Carolina Beach, N.C.—At a public town council meeting last night, the Carolina Beach council announced that it intends to make Carolina Beach a leader for food truck freedom and remove, rather than enact, barriers to competition. This comes six weeks after it repealed an unconstitutional ordinance requiring food truck owners own a brick-and-mortar restaurant in town. The town repealed that ordinance only a week after a lawsuit from the Institute for Justice, but left the door open to the possibility of creating other barriers to competition. After last night’s meeting, that door is now closed.
Instead of finding ways to limit food trucks, the town improved food truck regulations, making it easier for businesses to invite food trucks onto their properties. The city council also discussed other ideas to encourage food trucks, like rescinding their annual permit fee and allowing them to park in public parking lots.
“We are thrilled that Carolina Beach has finally decided it wants to welcome food trucks,” said Justin Pearson, a senior attorney at IJ. “Although there is still room for improvement, the brick-and-mortar requirement is gone for good, and we are hopeful that Carolina Beach will follow through with its plans to become a leader for food trucks and consumer choice.”
“It’s not the government’s job to pick winners and losers in the marketplace,” Pearson continued. “That choice belongs to customers.”
When Carolina Beach first enacted its ordinance, it did so to prevent “outsiders” from competing with local restaurants. But protectionism is not a legitimate government interest under the North Carolina Constitution. That’s why on August 21, food truck owners Michelle Rock, Aaron & Monica Cannon, and Harley Bruce teamed up with IJ to challenge the constitutionality of the anti-competitive ordinance.
“More freedom for food trucks means more choices for customers, which is good for the whole island community,” said Michelle Rock, owner of T’Geaux Boys and Momma Rock’s Desserts.
“I’m very, very pleased and look forward to working in Carolina Beach and serving the people there,” A & M’s Red Food Truck owner Aaron Cannon said.

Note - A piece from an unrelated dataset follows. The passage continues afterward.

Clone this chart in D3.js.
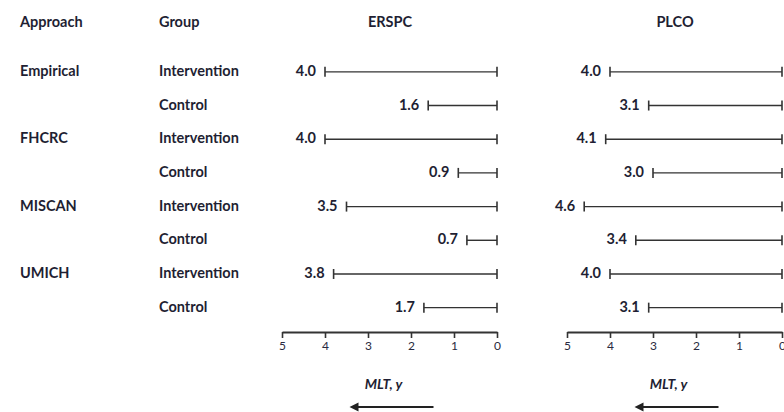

IJ fights for vendors’ rights across the country through its National Street Vending Initiative. IJ lawsuits in San Antonio, El Paso and Louisville successfully eliminated protectionist laws that banned food trucks from operating near their brick-and-mortar competitors. IJ will be arguing against unconstitutional food truck regulations before the Illinois Supreme Court. IJ is also litigating food truck cases in Baltimore and Fish Creek, Wis.